Bien entendu, l’auteur revient sur le cas spécifique de la France et note que si la France est en crise, c’est parce que la démocratie se trouve dans la même situation. Comment y remédier ? Comment sortir de ce que certains qualifient de déclassement, d’autres de déclin et d’autres, enfin, de décadence ? C’est là toute la question.
Depuis la survenue de toutes ces conquêtes numériques, la France est confrontée à des défis mondiaux ; la question est de savoir si notre pays a les capacités d’y faire face. Un doute de plus en plus persistant s’est glissé dans le cœur ou l’esprit de nos compatriotes :sommes nous encore une grande puissance ? Je rappelle sans malice la définition donnée par l’ancien Secrétaire d’état Henry Kissinger : la France est une grande puissance... de taille moyenne.

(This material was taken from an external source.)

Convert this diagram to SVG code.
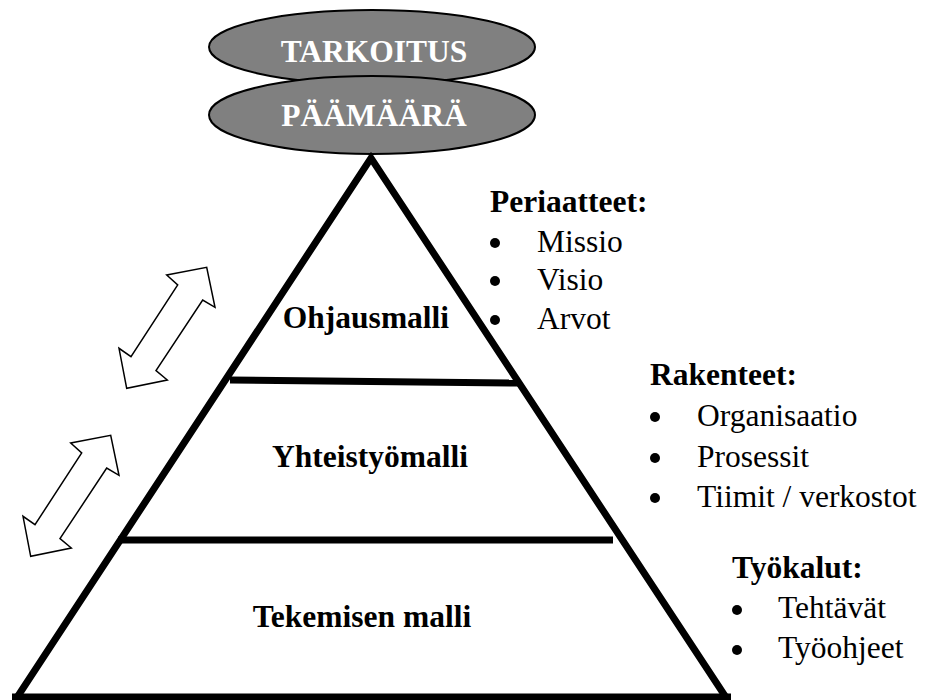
<svg xmlns="http://www.w3.org/2000/svg" xmlns:xlink="http://www.w3.org/1999/xlink" width="926" height="700" viewBox="0 0 926 700">
  <style>
    text { font-family: 'Liberation Serif', 'Times New Roman', Times, 'DejaVu Serif', serif; font-size: 31.5px; }
    .oval { fill: #808080; stroke: #000; stroke-width: 2; }
    .oval-text { font-weight: bold; fill: #fff; text-anchor: middle; }
    .layer-text { font-weight: bold; fill: #000; text-anchor: middle; }
    .head { font-weight: bold; fill: #000; }
    .item { fill: #000; }
    .bullet { fill: #000; }
    .edge { fill: none; stroke: #000; stroke-width: 7; }
    .dbl { fill: #fff; stroke: #000; stroke-width: 1.5; stroke-linejoin: miter; }
  </style>
  <defs>
    <!-- outlined two-headed arrow, drawn along the left slope -->
    <polygon id="double-arrow" class="dbl" points="206.7,267.3 215,307.3 202.7,300 156,370.7 167.3,380 126.7,388.3 119,348.3 131,356.7 177.7,285 166.7,275"/>
  </defs>

  <rect width="926" height="700" fill="#fff"/>

  <!-- purpose ovals on top of the pyramid -->
  <g id="tarkoitus">
    <ellipse class="oval" cx="372" cy="47" rx="163" ry="37"/>
    <text class="oval-text" x="374" y="62">TARKOITUS</text>
  </g>
  <g id="paamaara">
    <ellipse class="oval" cx="372" cy="115" rx="163" ry="39"/>
    <text class="oval-text" x="374" y="126">PÄÄMÄÄRÄ</text>
  </g>

  <!-- pyramid outline and layer dividers -->
  <g id="pyramid">
    <polyline class="edge" points="16,699 371,158 727,699"/>
    <line class="edge" x1="12" y1="697" x2="731" y2="697"/>
  </g>
  <g id="ohjausmalli">
    <line class="edge" x1="230" y1="380" x2="518" y2="383"/>
    <text class="layer-text" x="366" y="328">Ohjausmalli</text>
  </g>
  <g id="yhteistyomalli">
    <line class="edge" x1="118" y1="540" x2="613" y2="540"/>
    <text class="layer-text" x="370" y="467">Yhteistyömalli</text>
  </g>
  <g id="tekemisen-malli">
    <text class="layer-text" x="362" y="627">Tekemisen malli</text>
  </g>

  <!-- two-way arrows between layers -->
  <g id="connectors">
    <use xlink:href="#double-arrow"/>
    <use xlink:href="#double-arrow" transform="translate(-96,168)"/>
  </g>

  <!-- side lists -->
  <g id="periaatteet">
    <text class="head" x="490" y="212">Periaatteet:</text>
    <circle class="bullet" cx="495" cy="243" r="5"/>
    <text class="item" x="537" y="252">Missio</text>
    <circle class="bullet" cx="495" cy="281" r="5"/>
    <text class="item" x="537" y="290">Visio</text>
    <circle class="bullet" cx="495" cy="320" r="5"/>
    <text class="item" x="537" y="329">Arvot</text>
  </g>
  <g id="rakenteet">
    <text class="head" x="650" y="385">Rakenteet:</text>
    <circle class="bullet" cx="655" cy="417" r="5"/>
    <text class="item" x="697" y="426">Organisaatio</text>
    <circle class="bullet" cx="655" cy="458" r="5"/>
    <text class="item" x="697" y="467">Prosessit</text>
    <circle class="bullet" cx="655" cy="498" r="5"/>
    <text class="item" x="697" y="507">Tiimit / verkostot</text>
  </g>
  <g id="tyokalut">
    <text class="head" x="732" y="578">Työkalut:</text>
    <circle class="bullet" cx="737" cy="610" r="5"/>
    <text class="item" x="778" y="618">Tehtävät</text>
    <circle class="bullet" cx="737" cy="650" r="5"/>
    <text class="item" x="778" y="658">Työohjeet</text>
  </g>
</svg>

Certains signaux de l’économie française sont plus qu’inquiétants, notamment le taux d’endettement. Mais ce qui est nettement plus grave, c’est la division de la société et les violences que cela provoque : un dernier exemple, la crise des agriculteurs qui menaçaient de paralyser le pays si leurs demandes n’étaient pas satisfaites... Or, ces débordements surviennent de plus en plus fréquemment. La mentalité latine du pays ne favorise pas l’art de la négociation.
Lisnard cite deux auteurs qui l’ont bien influencé, Raymond Aron et Jean-François Revel. Il leur doit l’idée qu’il ne faut pas imposer ses principes à la réalité mais scruter la société, le réel, tout en s’adaptant, sans jamais se renier. Mais c’est la quadrature du cercle ! Lisnard rejette aussi l’opinion selon laquelle la droite devrait avoir une idéologie. Il préfère le pragmatisme.
En dépit de sa brièveté, ce livret est très suggestif, si attachant car il traite autant de l’anthropologie que de l’économie ; après tout, l’homme ne vit pas que de pain... J’ai apprécié le passage sur la dignité de l’homme (Pic de la Mirandole : de hominis dignitate). La citation de Paul Ricoeur est, elle aussi, bienvenue.
Le gouvernement des hommes est la chose la plus difficile qui soit. On le sait depuis au moins l’antiquité grecque et l’antiquité hébraïque.